In response to the fears of prospective hospice patients (see Part One), recent publicity from the hospice movement has been giving the impression, on the basis of a new research study by Stephen R. Connor and his colleagues, published in the Journal of Pain and Symptom Management in March, 2007, that hospice treatment may help patients live longer than non-hospice patients.
Does this mean that the fear of dying sooner in hospice can now be set aside?
Unfortunately not. I will explain why I believe these news releases are very misleading.
Why this Hospice Research Is Inapplicable to the Vast Majority of Patients Considering Hospice
First of all, the study covered only a few diseases. Second, it didn't show that going to hospice caused anybody to live longer. It could be simply that, because they lived longer, they had more opportunity to eventually choose hospice.
Finally, when I carefully examined who they chose to include in the study, I discovered that they included only the dyingest of the dying! Let me explain why I think this makes the study totally inapplicable to the vast majority of patients trying to decide about hospice.
Who was in the study? The authors of this study used medical records. It was much harder for a patient to get into this research study than it would be to get into a real life hospice! They excluded the records of anybody who underwent surgery that might have been be curative. They excluded the records of anybody who did not have certain medical claims in their chart indicating that their treatments were failing. They excluded the records of anybody who lived longer than three years after these medical claims. In a previous article in September 2004 in the same journal, the researchers explain that "the vast majority of dying patients would not meet the criteria" they used to select the patient records for their study. In other words, they picked only patients who, looking backwards in time, didn't have a chance of effective curative care — in other words, only patients who had nothing to lose when they signed away their right to "curative" care.
Let us consider an analogy.

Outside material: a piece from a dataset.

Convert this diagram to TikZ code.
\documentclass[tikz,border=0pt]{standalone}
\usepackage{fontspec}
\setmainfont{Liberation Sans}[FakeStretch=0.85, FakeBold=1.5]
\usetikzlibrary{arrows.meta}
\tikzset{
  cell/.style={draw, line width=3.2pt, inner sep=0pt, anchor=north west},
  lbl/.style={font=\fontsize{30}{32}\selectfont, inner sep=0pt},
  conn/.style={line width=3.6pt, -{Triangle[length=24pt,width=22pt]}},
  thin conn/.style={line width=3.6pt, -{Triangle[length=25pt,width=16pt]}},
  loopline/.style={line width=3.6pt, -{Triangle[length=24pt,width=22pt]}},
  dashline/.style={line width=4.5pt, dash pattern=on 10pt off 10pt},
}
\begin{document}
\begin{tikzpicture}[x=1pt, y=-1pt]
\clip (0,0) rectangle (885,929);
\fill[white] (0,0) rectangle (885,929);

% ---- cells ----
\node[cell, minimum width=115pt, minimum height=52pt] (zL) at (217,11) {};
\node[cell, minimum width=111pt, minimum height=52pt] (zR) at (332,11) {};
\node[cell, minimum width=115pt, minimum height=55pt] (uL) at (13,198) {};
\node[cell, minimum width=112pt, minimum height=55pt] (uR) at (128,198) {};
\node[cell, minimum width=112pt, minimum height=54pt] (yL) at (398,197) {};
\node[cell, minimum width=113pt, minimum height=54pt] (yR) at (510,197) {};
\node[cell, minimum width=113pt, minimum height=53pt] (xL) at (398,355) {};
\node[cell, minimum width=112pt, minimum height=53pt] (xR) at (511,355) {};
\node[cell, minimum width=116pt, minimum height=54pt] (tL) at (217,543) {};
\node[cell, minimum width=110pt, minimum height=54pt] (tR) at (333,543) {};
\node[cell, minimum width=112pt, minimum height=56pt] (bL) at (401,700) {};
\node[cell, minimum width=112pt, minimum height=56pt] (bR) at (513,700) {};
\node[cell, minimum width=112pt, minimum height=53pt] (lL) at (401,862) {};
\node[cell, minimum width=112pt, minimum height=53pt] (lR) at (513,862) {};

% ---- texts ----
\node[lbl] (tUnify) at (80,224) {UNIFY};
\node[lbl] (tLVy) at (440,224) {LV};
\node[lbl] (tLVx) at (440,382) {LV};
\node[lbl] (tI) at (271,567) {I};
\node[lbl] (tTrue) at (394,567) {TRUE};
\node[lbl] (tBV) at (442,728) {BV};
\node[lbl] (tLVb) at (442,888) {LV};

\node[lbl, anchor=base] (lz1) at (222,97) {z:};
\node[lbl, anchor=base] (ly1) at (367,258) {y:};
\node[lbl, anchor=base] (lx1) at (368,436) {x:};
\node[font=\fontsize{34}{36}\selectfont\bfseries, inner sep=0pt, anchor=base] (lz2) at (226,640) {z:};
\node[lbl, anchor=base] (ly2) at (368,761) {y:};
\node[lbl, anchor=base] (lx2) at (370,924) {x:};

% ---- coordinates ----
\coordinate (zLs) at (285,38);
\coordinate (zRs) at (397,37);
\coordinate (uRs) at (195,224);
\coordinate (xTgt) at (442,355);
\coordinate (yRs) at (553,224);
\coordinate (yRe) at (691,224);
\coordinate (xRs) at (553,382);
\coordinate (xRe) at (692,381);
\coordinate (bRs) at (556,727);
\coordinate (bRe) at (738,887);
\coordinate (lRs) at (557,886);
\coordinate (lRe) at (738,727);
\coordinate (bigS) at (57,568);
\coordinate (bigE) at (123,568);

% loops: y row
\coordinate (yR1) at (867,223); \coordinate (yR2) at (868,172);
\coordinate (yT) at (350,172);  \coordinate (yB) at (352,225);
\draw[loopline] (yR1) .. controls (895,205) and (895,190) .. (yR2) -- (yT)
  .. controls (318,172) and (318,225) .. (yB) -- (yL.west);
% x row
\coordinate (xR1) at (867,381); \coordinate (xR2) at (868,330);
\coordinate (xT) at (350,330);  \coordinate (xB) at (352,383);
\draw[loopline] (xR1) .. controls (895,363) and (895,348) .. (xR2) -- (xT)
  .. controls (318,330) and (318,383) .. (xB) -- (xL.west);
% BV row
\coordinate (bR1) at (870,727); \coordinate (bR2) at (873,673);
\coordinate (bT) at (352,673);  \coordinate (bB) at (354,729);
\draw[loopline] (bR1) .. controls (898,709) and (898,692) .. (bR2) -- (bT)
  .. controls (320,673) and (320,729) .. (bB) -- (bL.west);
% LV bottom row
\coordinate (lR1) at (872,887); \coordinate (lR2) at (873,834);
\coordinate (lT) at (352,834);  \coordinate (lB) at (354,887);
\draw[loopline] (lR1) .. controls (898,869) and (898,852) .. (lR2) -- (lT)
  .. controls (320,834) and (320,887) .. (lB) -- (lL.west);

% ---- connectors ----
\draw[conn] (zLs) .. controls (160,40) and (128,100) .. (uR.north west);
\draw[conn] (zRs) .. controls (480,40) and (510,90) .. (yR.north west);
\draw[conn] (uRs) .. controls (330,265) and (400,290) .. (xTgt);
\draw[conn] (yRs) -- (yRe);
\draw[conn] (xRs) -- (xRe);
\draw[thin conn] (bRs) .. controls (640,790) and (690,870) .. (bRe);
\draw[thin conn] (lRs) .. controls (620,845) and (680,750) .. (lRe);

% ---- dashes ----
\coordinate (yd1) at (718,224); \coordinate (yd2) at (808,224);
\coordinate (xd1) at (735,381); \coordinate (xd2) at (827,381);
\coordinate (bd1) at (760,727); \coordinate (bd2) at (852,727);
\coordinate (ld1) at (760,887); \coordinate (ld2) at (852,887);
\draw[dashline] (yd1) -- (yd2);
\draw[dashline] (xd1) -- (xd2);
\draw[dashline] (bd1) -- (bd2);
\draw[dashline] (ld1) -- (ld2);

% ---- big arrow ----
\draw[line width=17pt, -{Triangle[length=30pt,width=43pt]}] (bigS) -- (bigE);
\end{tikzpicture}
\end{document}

Suppose someone was trying to see whether an afterschool tutoring program could help students learn to read. Suppose he compared the reading scores of a group of students who were in the tutoring program to a group who were not in the program. Then, suppose he announced that the tutoring program was useless, because both groups did equally poorly and some students from the non-tutored group actually improved a little more than the tutored group.
Then, suppose you found out that he chose for his study only students who had profound developmental disabilities. Wouldn't this change your opinion of whether he proved that the tutoring program is useless for normal students?
This analogy applies to the hospice study. When hospice publicity encourages ill people to think of hospice as a place where their lives may be prolonged, they seem to be claiming that the patients who didn't go to hospice achieved absolutely nothing by remaining in "curative" care, that the extra medications that they took, the extra doctors' visits, the extra emergency room visits did absolutely nothing.
But when we see that, by their choice of diseases and their choice of subjects, they eliminated all the patients from the study for whom these "extras" would have been helpful, we will not be impressed that their non-hospice group didn't out-survive the hospice group. We will not think that this means that "curative" care is useless for everybody.
In real life, potential hospice patients are not rigorously screened, or even screened at all, for whether they have any potential to benefit from sustaining treatment, for example, medications that help keep their arteries and airways open and all sorts of emergency hospital treatment to unblock their arteries and airways and treat infections. Just because patients have a terminal disease that can't be cured doesn't mean that they can no longer benefit from sustaining treatment. In real life, the non-hospice group would most definitely include patients who were still receiving beneficial sustaining treatment that could be continued.
And, in real life, many hospice patients do die sooner. Ellen Fox and her colleagues, writing in the Journal of the American Medical Association in 1999, reported that, for their sample of non-cancer patients with end-stage heart, lung, or liver disease, it took 183 days for half of the non-hospice patients to die, but only 23 days for the hospice patients. Fox and her colleagues explained that this was possibly because "patients referred to hospice care are less likely to receive life-prolonging treatment and therefore die sooner."
A patient who is deciding whether to enter hospice should not rely upon these hospice news releases, which are, essentially, advertisements, to guide him. Only a detailed discussion with his trusted physician, preferably one who shares his religious values, will give him insight into whether giving up "curative" care is likely to be a risk for him.